Accidental landlords for Central Housing Group

Serious investors ramp-up while accidental landlords sell-up, report shows

New research from Simple Landlords Insurance has revealed part-time and accidental landlords feel most negative about legislative changes and their future.

The data, which focused on the ‘emerging landlord’, unveiled a polarisation in attitudes towards the private rented sector. Those with larger portfolios, however, feel more positive about the future and are more likely to increase their property investments.

Landlords with two or more properties (30%) said they plan to buy at least one more in the next year, compared to 11% of landlords with single properties who are planning to extend. Meanwhile, 30% of single property landlords plan to sell, dwarfing the 8% of landlords with more than two properties.

Tom Cooper, director of underwriting at Simple Landlords Insurance, commented: “From Section 24 to Right to Rent, increased stamp duty, capital gains tax, regulation and licensing, you’d be forgiven for thinking it was all doom and gloom in the private rented sector.”

“But our evidence shows there are landlords adapting to the changes and emerging like phoenixes from the ashes. We wanted to find out more about them.”

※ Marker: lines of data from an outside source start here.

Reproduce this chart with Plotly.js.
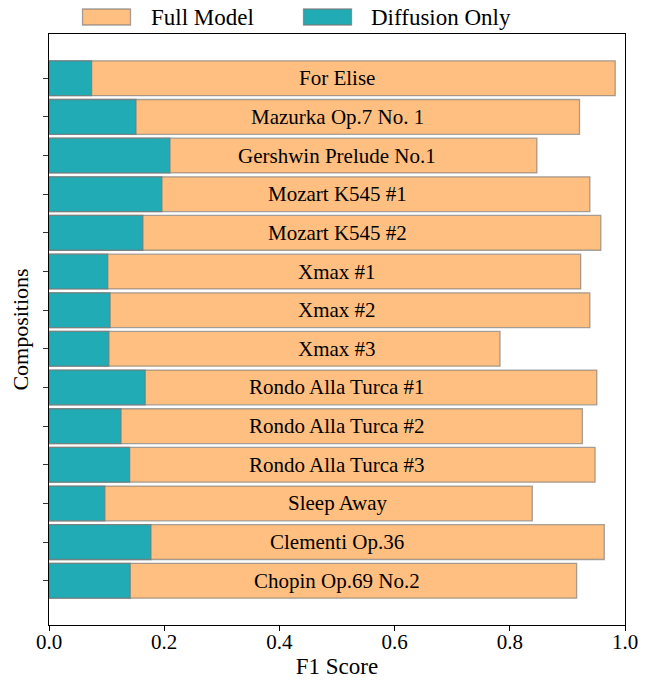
<!DOCTYPE html>
<html>
<head>
<meta charset="utf-8">
<script src="https://cdn.plot.ly/plotly-3.0.1.min.js"></script>
<style>html,body{margin:0;padding:0;background:#fff;}#chart{width:660px;height:685px;}</style>
</head>
<body>
<div id="chart"></div>
<script>
const compositions = ["For Elise","Mazurka Op.7 No. 1","Gershwin Prelude No.1","Mozart K545 #1","Mozart K545 #2","Xmax #1","Xmax #2","Xmax #3","Rondo Alla Turca #1","Rondo Alla Turca #2","Rondo Alla Turca #3","Sleep Away","Clementi Op.36","Chopin Op.69 No.2"];
const fullModel = [0.983,0.921,0.847,0.939,0.958,0.923,0.939,0.783,0.951,0.926,0.948,0.839,0.964,0.916];
const diffusionOnly = [0.074,0.151,0.210,0.196,0.163,0.102,0.106,0.104,0.167,0.125,0.140,0.097,0.177,0.141];
const seriesNames = ["Full Model","Diffusion Only"];
const xTicks = [0,0.2,0.4,0.6,0.8,1.0];

const FONT = "Liberation Serif, DejaVu Serif, serif";
const ORANGE = "#FFBF80";
const TEAL = "#21ABB5";

const traces = [
  {type:"bar", orientation:"h", name:seriesNames[0], y:compositions, x:fullModel, width:0.9,
   marker:{color:ORANGE, line:{color:"rgba(120,120,120,0.65)", width:1.3}}, showlegend:false, hoverinfo:"x+y"},
  {type:"bar", orientation:"h", name:seriesNames[1], y:compositions, x:diffusionOnly, width:0.9,
   marker:{color:TEAL, line:{color:"rgba(120,120,120,0.75)", width:1.3}}, showlegend:false, hoverinfo:"x+y"}
];

const annotations = compositions.map(c => ({
  x:0.5, y:c, xref:"x", yref:"y", text:c, showarrow:false,
  font:{family:FONT, size:21, color:"#000"}, xanchor:"center", yanchor:"middle"
}));
function py(p){ return 1+(33.5-p)/591.5; }
function px(p){ return (p-49)/576; }
// legend text
annotations.push({xref:"paper", yref:"paper", x:px(149), y:py(16.5), text:seriesNames[0], showarrow:false, xanchor:"left", yanchor:"middle", font:{family:FONT, size:23, color:"#000"}});
annotations.push({xref:"paper", yref:"paper", x:px(369), y:py(16.5), text:seriesNames[1], showarrow:false, xanchor:"left", yanchor:"middle", font:{family:FONT, size:23, color:"#000"}});

const shapes = [
  {type:"rect", xref:"paper", yref:"paper", x0:px(82.5), x1:px(130.5), y0:py(24.5), y1:py(8.5), fillcolor:ORANGE, line:{color:"rgba(120,120,120,0.65)", width:1.3}},
  {type:"rect", xref:"paper", yref:"paper", x0:px(303.5), x1:px(351.5), y0:py(24.5), y1:py(8.5), fillcolor:TEAL, line:{color:"rgba(120,120,120,0.75)", width:1.3}}
];

const layout = {
  width:660, height:685,
  margin:{l:49, r:35, t:33.5, b:60, pad:0},
  paper_bgcolor:"#fff", plot_bgcolor:"#fff",
  barmode:"overlay",
  font:{family:FONT, size:18, color:"#000"},
  showlegend:false,
  xaxis:{range:[0,1], tickvals:xTicks, tickformat:".1f", ticks:"outside", ticklen:5, tickwidth:1, tickcolor:"#000",
         ticklabelstandoff:-7,
         showline:true, mirror:true, linecolor:"#000", linewidth:1.2, showgrid:false, zeroline:false,
         tickfont:{family:FONT, size:21}, title:{text:"F1 Score", font:{family:FONT, size:23}, standoff:4}},
  yaxis:{type:"category", categoryarray:compositions, categoryorder:"array", range:[14.145,-1.145],
         ticks:"outside", ticklen:5, tickwidth:1, tickcolor:"#333", showticklabels:false,
         showline:true, mirror:true, linecolor:"#000", linewidth:1.2, showgrid:false, zeroline:false,
         title:{text:"Compositions", font:{family:FONT, size:22}, standoff:8}},
  annotations:annotations,
  shapes:shapes
};
Plotly.newPlot("chart", traces, layout, {displayModeBar:false, staticPlot:true});
</script>
</body>
</html>
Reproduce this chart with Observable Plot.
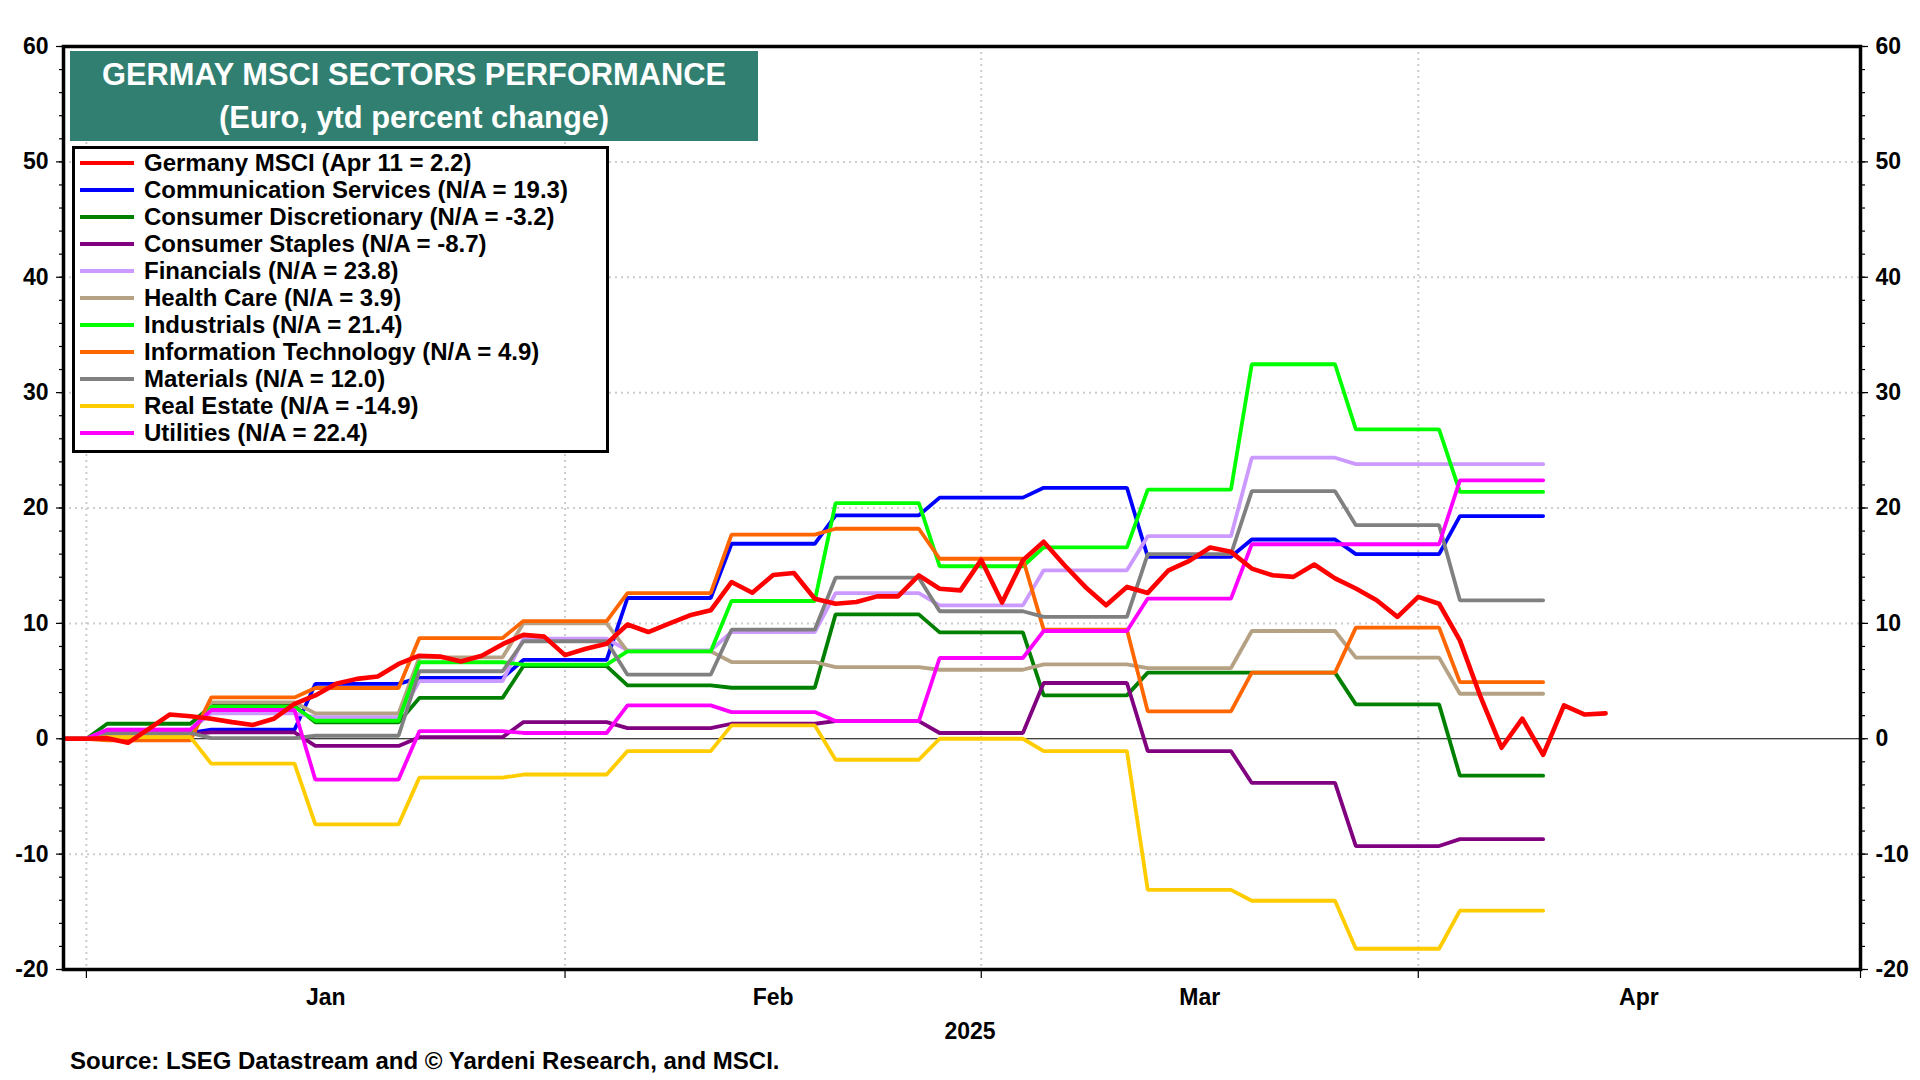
<!DOCTYPE html>
<html>
<head>
<meta charset="utf-8">
<script src="https://cdn.jsdelivr.net/npm/d3@7"></script>
<script src="https://cdn.jsdelivr.net/npm/@observablehq/plot@0.6"></script>
<style>
  html, body { margin: 0; padding: 0; background: #fff; }
  body { width: 1920px; height: 1080px; overflow: hidden; font-family: "Liberation Sans", Arial, sans-serif; font-weight: bold; }
  #wrap { position: relative; width: 1920px; height: 1080px; }
  #chart { position: absolute; left: 0; top: 0; }
  #title { position: absolute; left: 70px; top: 51px; width: 688px; height: 90px; background: #317f70; color: #fff;
           font-size: 30.8px; line-height: 43px; text-align: center; display: flex; flex-direction: column; justify-content: center; }
  #legend { position: absolute; left: 72px; top: 146px; width: 531px; height: 301px; border: 3px solid #000; background: #fff; }
  .row { position: relative; height: 27.05px; line-height: 27.05px; font-size: 24px; color: #000; white-space: nowrap; }
  .sw { position: absolute; left: 5px; top: 12px; width: 54px; height: 3.8px; }
  .lt { position: absolute; left: 69px; top: -0.5px; }
  #year { position: absolute; left: 920px; width: 100px; top: 1018px; text-align: center; font-size: 23px; }
  #source { position: absolute; left: 70px; top: 1047px; font-size: 24px; white-space: nowrap; }
</style>
</head>
<body>
<div id="wrap">
  <div id="chart"></div>
  <div id="title"><div>GERMAY MSCI SECTORS PERFORMANCE</div><div>(Euro, ytd percent change)</div></div>
  <div id="legend"></div>
  <div id="year">2025</div>
  <div id="source">Source: LSEG Datastream and © Yardeni Research, and MSCI.</div>
</div>
<script>
// ---- Data (business-day index 0 = year start) ----
const germanyMSCI = [
  0, 0, 0.05, -0.35, 0.86, 2.1, 1.95, 1.73, 1.44, 1.2,
  1.73, 3.03, 3.75, 4.76, 5.19, 5.39, 6.48, 7.2, 7.12, 6.7,
  7.2, 8.2, 9.0, 8.85, 7.25, 7.8, 8.24, 9.9, 9.25, 9.97,
  10.7, 11.13, 13.58, 12.66, 14.2, 14.36, 12.14, 11.7, 11.85, 12.34,
  12.34, 14.16, 13.0, 12.86, 15.5, 11.8, 15.48, 17.07, 15.04, 13.16,
  11.57, 13.16, 12.64, 14.6, 15.42, 16.58, 16.2, 14.75, 14.17, 14.03,
  15.1, 13.9, 13.02, 12.0, 10.56, 12.3, 11.7, 8.53, 3.6, -0.78,
  1.74, -1.39, 2.89, 2.1, 2.2
];

// Sector series are weekly readings, each held from weekStart to weekEnd
const weekStart = [0, 2, 7, 12, 17, 22, 27, 32, 37, 42, 47, 52, 57, 62, 67];
const weekEnd   = [1, 6, 11, 16, 21, 26, 31, 36, 41, 46, 51, 56, 61, 66, 71];

const communicationServices = [0, 0.5, 0.78, 4.75, 5.27, 6.83, 12.2, 16.9, 19.36, 20.9, 21.75, 15.77, 17.27, 16.0, 19.3];
const consumerDiscretionary = [0, 1.3, 2.85, 1.42, 3.54, 6.3, 4.62, 4.42, 10.78, 9.22, 3.76, 5.73, 5.73, 2.98, -3.2];
const consumerStaples       = [0, 0.4, 0.55, -0.62, 0.14, 1.44, 0.92, 1.3, 1.53, 0.5, 4.83, -1.07, -3.83, -9.3, -8.7];
const financials            = [0, 0.78, 2.2, 1.87, 5.0, 8.67, 7.66, 9.25, 12.63, 11.56, 14.6, 17.56, 24.36, 23.8, 23.8];
const healthCare            = [0, 0.3, 3.15, 2.2, 7.06, 10.0, 7.57, 6.65, 6.2, 5.98, 6.45, 6.13, 9.34, 7.03, 3.9];
const industrials           = [0, 0.5, 2.75, 1.56, 6.63, 6.42, 7.57, 11.94, 20.43, 14.95, 16.58, 21.6, 32.46, 26.82, 21.4];
const informationTechnology = [0, -0.14, 3.58, 4.4, 8.73, 10.2, 12.63, 17.69, 18.2, 15.6, 9.46, 2.37, 5.73, 9.63, 4.9];
const materials             = [0, 0.5, 0.06, 0.26, 5.85, 8.45, 5.55, 9.45, 13.96, 11.05, 10.56, 16.0, 21.46, 18.51, 12.0];
const realEstate            = [0, 0.14, -2.16, -7.43, -3.37, -3.1, -1.07, 1.16, -1.82, 0.0, -1.07, -13.1, -14.04, -18.2, -14.9];
const utilities             = [0, 0.78, 2.49, -3.54, 0.66, 0.5, 2.89, 2.31, 1.53, 7.0, 9.34, 12.15, 16.86, 16.86, 22.4];

const seriesNames = [
  "Germany MSCI (Apr 11 = 2.2)",
  "Communication Services (N/A = 19.3)",
  "Consumer Discretionary (N/A = -3.2)",
  "Consumer Staples (N/A = -8.7)",
  "Financials (N/A = 23.8)",
  "Health Care (N/A = 3.9)",
  "Industrials (N/A = 21.4)",
  "Information Technology (N/A = 4.9)",
  "Materials (N/A = 12.0)",
  "Real Estate (N/A = -14.9)",
  "Utilities (N/A = 22.4)"
];
const seriesColors = ["#ff0000", "#0000ff", "#008000", "#800080", "#cc99ff", "#b5a183",
                      "#00ff00", "#ff6600", "#808080", "#ffcc00", "#ff00ff"];

const monthTicks = [1, 24, 44, 65, 86.25];
const monthLabelPos = [12.5, 34, 54.5, 75.6];
const monthLabels = ["Jan", "Feb", "Mar", "Apr"];
const yMajor = [-20, -10, 0, 10, 20, 30, 40, 50, 60];
const yMinor = d3.range(-20, 61, 2);
const yGrid = [-10, 10, 20, 30, 40, 50];

// ---- Build tables ----
const sectorValues = [communicationServices, consumerDiscretionary, consumerStaples, financials, healthCare,
                      industrials, informationTechnology, materials, realEstate, utilities];
const sectorTables = sectorValues.map(vals => {
  const pts = [];
  vals.forEach((v, k) => { pts.push({x: weekStart[k], y: v}); pts.push({x: weekEnd[k], y: v}); });
  return pts;
});
const germanyTable = germanyMSCI.map((v, i) => ({x: i, y: v}));

const fontStyle = {fontSize: 23, fontWeight: "bold"};

const chart = Plot.plot({
  width: 1920,
  height: 1080,
  marginLeft: 63,
  marginRight: 60,
  marginTop: 46,
  marginBottom: 111,
  style: {fontFamily: "'Liberation Sans', Arial, sans-serif", fontWeight: "bold", color: "#000", background: "transparent"},
  x: {domain: [-0.1, 86.25], axis: null},
  y: {domain: [-20, 60], axis: null},
  marks: [
    Plot.gridY(yGrid, {stroke: "#cccccc", strokeOpacity: 1, strokeWidth: 2, strokeDasharray: "2,4"}),
    Plot.gridX(monthTicks.slice(0, 4), {stroke: "#cccccc", strokeOpacity: 1, strokeWidth: 2, strokeDasharray: "2,4"}),
    Plot.ruleY([0], {stroke: "#000", strokeWidth: 1.2}),
    ...sectorTables.map((t, k) => Plot.line(t, {x: "x", y: "y", stroke: seriesColors[k + 1], strokeWidth: 3.8, strokeLinejoin: "miter"})),
    Plot.line(germanyTable, {x: "x", y: "y", stroke: seriesColors[0], strokeWidth: 4.6, strokeLinejoin: "round"}),
    Plot.axisY({anchor: "left", ticks: yMinor, tickSize: 4, tickFormat: () => "", label: null, strokeWidth: 1.2}),
    Plot.axisY({anchor: "right", ticks: yMinor, tickSize: 4, tickFormat: () => "", label: null, strokeWidth: 1.2}),
    Plot.axisY({anchor: "left", ticks: yMajor, tickSize: 7, tickPadding: 8, tickFormat: d => String(d), label: null, strokeWidth: 1.2, ...fontStyle}),
    Plot.axisY({anchor: "right", ticks: yMajor, tickSize: 7, tickPadding: 8, tickFormat: d => String(d), label: null, strokeWidth: 1.2, ...fontStyle}),
    Plot.axisX({anchor: "bottom", ticks: monthTicks, tickSize: 9, tickFormat: () => "", label: null, strokeWidth: 1.2}),
    Plot.axisX({anchor: "bottom", ticks: monthLabelPos, tickSize: 0, tickPadding: 19, tickFormat: (d, i) => monthLabels[i], label: null, ...fontStyle}),
    Plot.frame({stroke: "#000", strokeWidth: 3.5})
  ]
});
document.getElementById("chart").appendChild(chart);

// ---- Legend ----
const legend = document.getElementById("legend");
seriesNames.forEach((name, i) => {
  const row = document.createElement("div");
  row.className = "row";
  const sw = document.createElement("div");
  sw.className = "sw";
  sw.style.background = seriesColors[i];
  const lt = document.createElement("div");
  lt.className = "lt";
  lt.textContent = name;
  row.appendChild(sw);
  row.appendChild(lt);
  legend.appendChild(row);
});
</script>
</body>
</html>
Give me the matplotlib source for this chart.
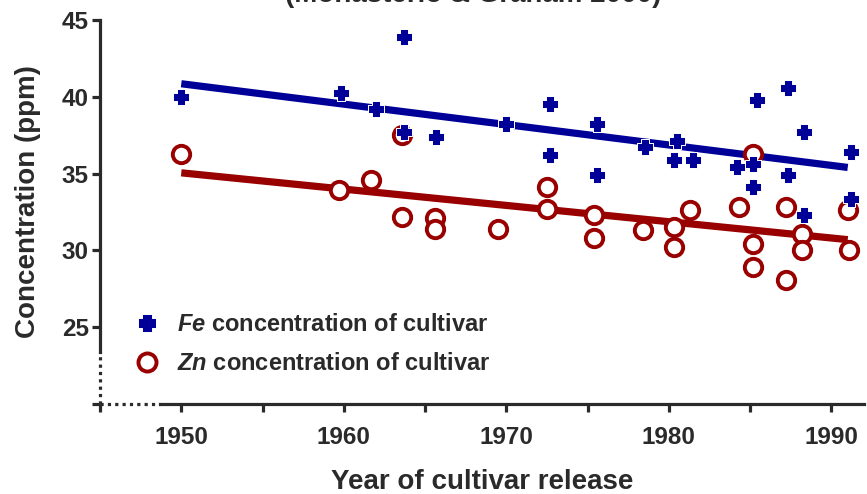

The research revealed that landlords at the larger end of the market – or aspiring to get there – are least fazed by changes and in the best position to take advantage of increasing demand, stable house prices, and bargaining on stock being sold off.

According to the company, the emerging community of landlords is generally young, well-informed investors. Out of the 500 surveyed, the average number of properties held decreased with age. The average portfolio size was 2.16 for the 25-34 age bracket, while for 45-54 years olds, it dropped to 1.48.

The number of accidental landlords is also on the decline, falling from 18% in 2016 to 15% in 2017, widening the gap between them and professional investors.

“Times change, markets change, but property can still be a way to make money if you change too,” said Carl Agar, founder of The Home Safe Scheme and managing director at Big Red House. “There’s a clear difference between the big players and the dabblers, the old school landlords and the new kids on the block.”

A traditional landlord would see these new rules imposed and their returns drop, while those new to the market will compare those returns to what they’d get putting their money into a savings account, said Agar. “They’re seeing opportunity and building the rules, regulations and changes into their business model.”

He added: “Personally, I’m looking forward to a more professional and more prosperous private rental sector, driven by a new breed of landlord investor.”

As well as being bigger, younger and more professional, the ‘emerging landlord’ also invests different and diversifies their portfolio, the company said.

The report also found that holiday lets and flats are very attractive options for new landlords, with holiday lets attracting the highest proportion of new entrants to the market – 22% of these are landlords in their first year, compared to flats right behind with 16% new entrants.

Owners of HMOs in particular are also optimistic, with 43% looking to buy and only 4 planning to shrink.

“At Simple, we believe the right insurance can be the safety net that allows landlords to develop their strategies and their businesses for the future,” Cooper added. “Financial services need to keep up with the market and develop products that can grow with the landlords set to survive and thrive.”